Start RECORDED DATA

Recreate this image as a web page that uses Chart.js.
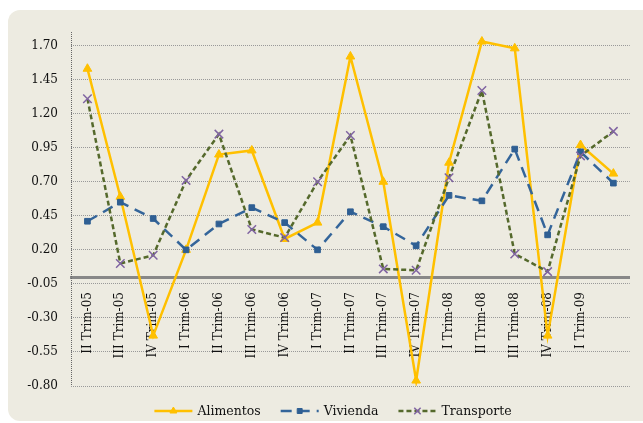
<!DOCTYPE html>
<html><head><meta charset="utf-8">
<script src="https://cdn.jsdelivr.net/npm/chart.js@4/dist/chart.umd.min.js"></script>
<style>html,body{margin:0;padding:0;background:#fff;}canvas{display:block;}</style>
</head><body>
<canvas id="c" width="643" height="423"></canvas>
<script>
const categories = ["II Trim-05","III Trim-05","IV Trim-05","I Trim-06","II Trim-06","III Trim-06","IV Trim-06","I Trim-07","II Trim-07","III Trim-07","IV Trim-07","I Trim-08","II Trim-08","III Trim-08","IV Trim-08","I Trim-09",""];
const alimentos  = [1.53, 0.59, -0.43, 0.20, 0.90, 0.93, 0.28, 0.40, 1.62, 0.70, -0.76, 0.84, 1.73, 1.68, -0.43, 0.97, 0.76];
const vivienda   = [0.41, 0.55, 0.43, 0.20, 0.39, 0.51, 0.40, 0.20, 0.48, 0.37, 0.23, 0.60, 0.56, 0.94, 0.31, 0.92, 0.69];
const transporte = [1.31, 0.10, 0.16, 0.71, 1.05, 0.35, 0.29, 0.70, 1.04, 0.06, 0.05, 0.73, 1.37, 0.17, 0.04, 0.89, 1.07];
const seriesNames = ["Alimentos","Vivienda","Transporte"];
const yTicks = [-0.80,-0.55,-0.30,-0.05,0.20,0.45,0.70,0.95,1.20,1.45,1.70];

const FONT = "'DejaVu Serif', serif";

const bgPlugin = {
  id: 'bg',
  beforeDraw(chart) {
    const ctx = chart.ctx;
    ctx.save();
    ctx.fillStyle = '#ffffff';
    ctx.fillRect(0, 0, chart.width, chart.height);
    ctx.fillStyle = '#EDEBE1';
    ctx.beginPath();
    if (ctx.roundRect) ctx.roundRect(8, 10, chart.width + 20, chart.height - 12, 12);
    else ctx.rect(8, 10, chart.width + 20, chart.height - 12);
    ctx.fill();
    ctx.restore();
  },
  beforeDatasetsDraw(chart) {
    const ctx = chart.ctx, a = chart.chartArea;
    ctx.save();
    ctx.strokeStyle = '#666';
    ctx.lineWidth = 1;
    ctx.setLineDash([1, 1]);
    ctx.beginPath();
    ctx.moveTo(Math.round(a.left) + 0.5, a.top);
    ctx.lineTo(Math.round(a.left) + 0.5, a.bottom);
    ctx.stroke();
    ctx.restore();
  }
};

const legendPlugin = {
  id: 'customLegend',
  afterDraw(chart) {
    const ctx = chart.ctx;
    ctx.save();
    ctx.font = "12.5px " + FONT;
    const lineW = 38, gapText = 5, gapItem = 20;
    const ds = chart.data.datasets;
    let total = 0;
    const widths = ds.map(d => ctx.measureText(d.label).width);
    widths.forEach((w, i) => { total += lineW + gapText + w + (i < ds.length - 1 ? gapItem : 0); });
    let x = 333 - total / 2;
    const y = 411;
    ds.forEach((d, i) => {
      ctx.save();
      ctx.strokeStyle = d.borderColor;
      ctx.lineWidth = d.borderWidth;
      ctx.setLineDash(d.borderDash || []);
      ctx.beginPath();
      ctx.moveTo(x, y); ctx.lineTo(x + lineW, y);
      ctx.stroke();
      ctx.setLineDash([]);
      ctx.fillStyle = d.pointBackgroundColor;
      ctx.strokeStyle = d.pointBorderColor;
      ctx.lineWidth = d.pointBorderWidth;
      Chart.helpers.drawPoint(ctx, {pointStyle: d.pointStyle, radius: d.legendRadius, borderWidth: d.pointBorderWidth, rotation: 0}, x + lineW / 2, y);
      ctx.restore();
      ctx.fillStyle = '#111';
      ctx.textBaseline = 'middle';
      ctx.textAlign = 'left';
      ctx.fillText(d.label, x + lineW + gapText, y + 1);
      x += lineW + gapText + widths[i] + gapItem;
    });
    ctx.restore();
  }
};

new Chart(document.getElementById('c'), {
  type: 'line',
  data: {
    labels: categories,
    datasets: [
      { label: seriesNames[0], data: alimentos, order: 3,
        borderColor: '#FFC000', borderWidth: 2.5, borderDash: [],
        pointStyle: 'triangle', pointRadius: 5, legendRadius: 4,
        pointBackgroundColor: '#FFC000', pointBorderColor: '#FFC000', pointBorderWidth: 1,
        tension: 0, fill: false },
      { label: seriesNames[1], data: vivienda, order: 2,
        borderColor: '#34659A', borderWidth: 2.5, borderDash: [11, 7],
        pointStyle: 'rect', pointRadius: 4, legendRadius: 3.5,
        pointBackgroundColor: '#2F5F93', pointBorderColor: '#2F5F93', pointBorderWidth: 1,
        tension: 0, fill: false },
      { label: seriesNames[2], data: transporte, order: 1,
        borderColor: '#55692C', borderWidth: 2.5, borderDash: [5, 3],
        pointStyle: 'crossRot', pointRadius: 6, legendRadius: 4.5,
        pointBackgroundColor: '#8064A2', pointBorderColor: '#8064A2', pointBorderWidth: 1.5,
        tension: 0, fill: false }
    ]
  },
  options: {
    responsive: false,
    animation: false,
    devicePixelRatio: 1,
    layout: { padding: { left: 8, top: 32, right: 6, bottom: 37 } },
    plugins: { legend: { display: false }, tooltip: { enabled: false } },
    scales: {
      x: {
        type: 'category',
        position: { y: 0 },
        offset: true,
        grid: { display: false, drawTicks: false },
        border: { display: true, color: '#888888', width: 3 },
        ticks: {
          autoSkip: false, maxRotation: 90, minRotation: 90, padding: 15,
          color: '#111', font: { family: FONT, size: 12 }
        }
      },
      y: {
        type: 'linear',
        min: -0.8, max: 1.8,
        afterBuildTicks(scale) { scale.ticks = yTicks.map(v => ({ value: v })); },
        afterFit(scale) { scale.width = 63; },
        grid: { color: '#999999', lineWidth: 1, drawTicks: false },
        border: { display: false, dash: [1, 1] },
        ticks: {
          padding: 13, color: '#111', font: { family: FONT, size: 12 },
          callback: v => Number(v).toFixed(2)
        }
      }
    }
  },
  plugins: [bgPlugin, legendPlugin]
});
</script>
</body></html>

End RECORDED DATA

TASK OBJECTIVE
Reproduce the material word for word. Any pictures should be left out of the copy.

ANSWER BELOW
Recreate this image as a web page that uses Chart.js.
<!DOCTYPE html>
<html><head><meta charset="utf-8">
<script src="https://cdn.jsdelivr.net/npm/chart.js@4/dist/chart.umd.min.js"></script>
<style>html,body{margin:0;padding:0;background:#fff;}canvas{display:block;}</style>
</head><body>
<canvas id="c" width="643" height="423"></canvas>
<script>
const categories = ["II Trim-05","III Trim-05","IV Trim-05","I Trim-06","II Trim-06","III Trim-06","IV Trim-06","I Trim-07","II Trim-07","III Trim-07","IV Trim-07","I Trim-08","II Trim-08","III Trim-08","IV Trim-08","I Trim-09",""];
const alimentos  = [1.53, 0.59, -0.43, 0.20, 0.90, 0.93, 0.28, 0.40, 1.62, 0.70, -0.76, 0.84, 1.73, 1.68, -0.43, 0.97, 0.76];
const vivienda   = [0.41, 0.55, 0.43, 0.20, 0.39, 0.51, 0.40, 0.20, 0.48, 0.37, 0.23, 0.60, 0.56, 0.94, 0.31, 0.92, 0.69];
const transporte = [1.31, 0.10, 0.16, 0.71, 1.05, 0.35, 0.29, 0.70, 1.04, 0.06, 0.05, 0.73, 1.37, 0.17, 0.04, 0.89, 1.07];
const seriesNames = ["Alimentos","Vivienda","Transporte"];
const yTicks = [-0.80,-0.55,-0.30,-0.05,0.20,0.45,0.70,0.95,1.20,1.45,1.70];

const FONT = "'DejaVu Serif', serif";

const bgPlugin = {
  id: 'bg',
  beforeDraw(chart) {
    const ctx = chart.ctx;
    ctx.save();
    ctx.fillStyle = '#ffffff';
    ctx.fillRect(0, 0, chart.width, chart.height);
    ctx.fillStyle = '#EDEBE1';
    ctx.beginPath();
    if (ctx.roundRect) ctx.roundRect(8, 10, chart.width + 20, chart.height - 12, 12);
    else ctx.rect(8, 10, chart.width + 20, chart.height - 12);
    ctx.fill();
    ctx.restore();
  },
  beforeDatasetsDraw(chart) {
    const ctx = chart.ctx, a = chart.chartArea;
    ctx.save();
    ctx.strokeStyle = '#666';
    ctx.lineWidth = 1;
    ctx.setLineDash([1, 1]);
    ctx.beginPath();
    ctx.moveTo(Math.round(a.left) + 0.5, a.top);
    ctx.lineTo(Math.round(a.left) + 0.5, a.bottom);
    ctx.stroke();
    ctx.restore();
  }
};

const legendPlugin = {
  id: 'customLegend',
  afterDraw(chart) {
    const ctx = chart.ctx;
    ctx.save();
    ctx.font = "12.5px " + FONT;
    const lineW = 38, gapText = 5, gapItem = 20;
    const ds = chart.data.datasets;
    let total = 0;
    const widths = ds.map(d => ctx.measureText(d.label).width);
    widths.forEach((w, i) => { total += lineW + gapText + w + (i < ds.length - 1 ? gapItem : 0); });
    let x = 333 - total / 2;
    const y = 411;
    ds.forEach((d, i) => {
      ctx.save();
      ctx.strokeStyle = d.borderColor;
      ctx.lineWidth = d.borderWidth;
      ctx.setLineDash(d.borderDash || []);
      ctx.beginPath();
      ctx.moveTo(x, y); ctx.lineTo(x + lineW, y);
      ctx.stroke();
      ctx.setLineDash([]);
      ctx.fillStyle = d.pointBackgroundColor;
      ctx.strokeStyle = d.pointBorderColor;
      ctx.lineWidth = d.pointBorderWidth;
      Chart.helpers.drawPoint(ctx, {pointStyle: d.pointStyle, radius: d.legendRadius, borderWidth: d.pointBorderWidth, rotation: 0}, x + lineW / 2, y);
      ctx.restore();
      ctx.fillStyle = '#111';
      ctx.textBaseline = 'middle';
      ctx.textAlign = 'left';
      ctx.fillText(d.label, x + lineW + gapText, y + 1);
      x += lineW + gapText + widths[i] + gapItem;
    });
    ctx.restore();
  }
};

new Chart(document.getElementById('c'), {
  type: 'line',
  data: {
    labels: categories,
    datasets: [
      { label: seriesNames[0], data: alimentos, order: 3,
        borderColor: '#FFC000', borderWidth: 2.5, borderDash: [],
        pointStyle: 'triangle', pointRadius: 5, legendRadius: 4,
        pointBackgroundColor: '#FFC000', pointBorderColor: '#FFC000', pointBorderWidth: 1,
        tension: 0, fill: false },
      { label: seriesNames[1], data: vivienda, order: 2,
        borderColor: '#34659A', borderWidth: 2.5, borderDash: [11, 7],
        pointStyle: 'rect', pointRadius: 4, legendRadius: 3.5,
        pointBackgroundColor: '#2F5F93', pointBorderColor: '#2F5F93', pointBorderWidth: 1,
        tension: 0, fill: false },
      { label: seriesNames[2], data: transporte, order: 1,
        borderColor: '#55692C', borderWidth: 2.5, borderDash: [5, 3],
        pointStyle: 'crossRot', pointRadius: 6, legendRadius: 4.5,
        pointBackgroundColor: '#8064A2', pointBorderColor: '#8064A2', pointBorderWidth: 1.5,
        tension: 0, fill: false }
    ]
  },
  options: {
    responsive: false,
    animation: false,
    devicePixelRatio: 1,
    layout: { padding: { left: 8, top: 32, right: 6, bottom: 37 } },
    plugins: { legend: { display: false }, tooltip: { enabled: false } },
    scales: {
      x: {
        type: 'category',
        position: { y: 0 },
        offset: true,
        grid: { display: false, drawTicks: false },
        border: { display: true, color: '#888888', width: 3 },
        ticks: {
          autoSkip: false, maxRotation: 90, minRotation: 90, padding: 15,
          color: '#111', font: { family: FONT, size: 12 }
        }
      },
      y: {
        type: 'linear',
        min: -0.8, max: 1.8,
        afterBuildTicks(scale) { scale.ticks = yTicks.map(v => ({ value: v })); },
        afterFit(scale) { scale.width = 63; },
        grid: { color: '#999999', lineWidth: 1, drawTicks: false },
        border: { display: false, dash: [1, 1] },
        ticks: {
          padding: 13, color: '#111', font: { family: FONT, size: 12 },
          callback: v => Number(v).toFixed(2)
        }
      }
    }
  },
  plugins: [bgPlugin, legendPlugin]
});
</script>
</body></html>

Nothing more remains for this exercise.